I’ve turned to cookbooks lately, and recently found a recipe in Two Meatballs in an Italian Kitchen that seemed eerily familiar. I played with the recipe a bit and came up with this one. They are very close to my mother’s in method and taste, but just not as light as I’d like them to be. Back to the mixing bowl.



As always, I’ll keep you updated with breaking meatball-recipe news as it occurs.
Until then, what are your cherished food memories? Visit the comment section at the end of this post and share them with me.

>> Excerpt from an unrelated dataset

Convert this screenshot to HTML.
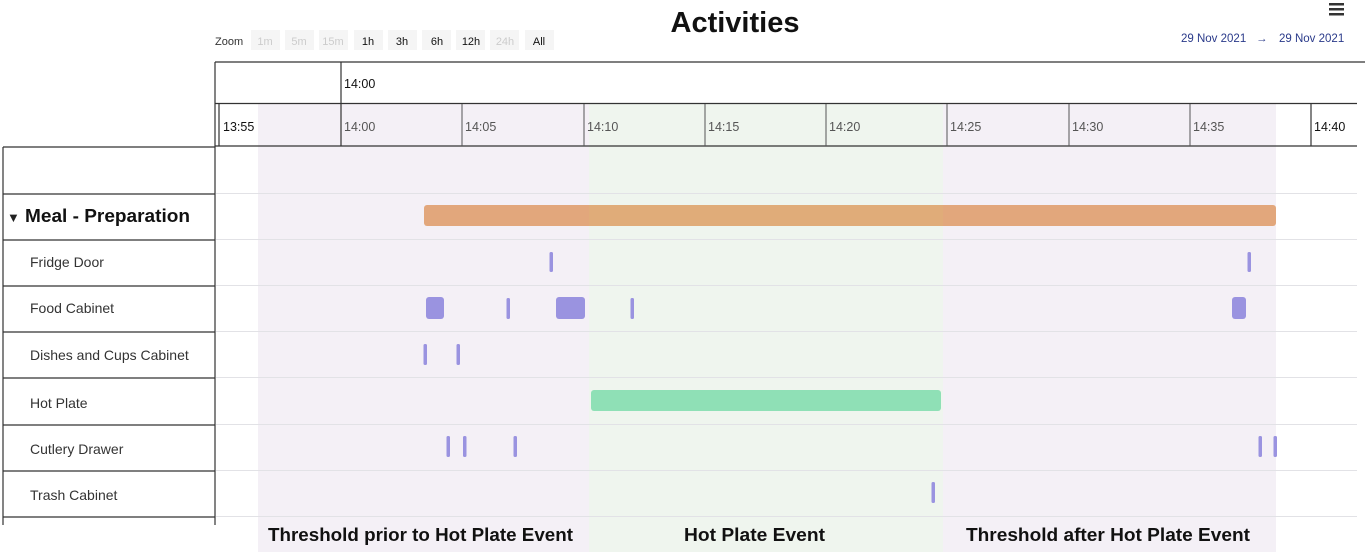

You might also like Rigatoni with 20-Minute Sunday Gravy.

Classic Italian Meatballs

3 thick slices Italian-style bread, crust trimmed
1 ½ cups whole milk
1 pound ground beef chuck
½ pound ground pork
2 egg yolks
½ cup grated Pecorino Romano cheese
1 tablespoon kosher salt or 1 ½ teaspoons table salt
1 teaspoon ground black pepper
2 garlic cloves, finely chopped
½ cup fresh Italian (flat-leaf) parsley
¼ cup olive oil

1. Tear the bread into small pieces and place in a medium bowl. Cover with the milk and soak 5 minutes. Squeeze the milk out of the bread until just moist.

2. In a large bowl, use your hands to combine bread, beef, pork, egg, cheese, salt, pepper, garlic and parsley until evenly mixed. Break off ¼-cup sized pieces of mixture and roll into balls. They don’t have to be perfect – craggy meatballs have character and hold the sauce better.

3. Heat oil in a large skillet over medium-high heat. Add as many meatballs as will fit in the pan without crowding. They should sizzle as soon as they hit they pan or the pan isn’t hot enough.

4. Cook meatballs until browned on all sides and cooked through, 6 -8 minutes total.

5. Serve hot with your favorite tomato sauce.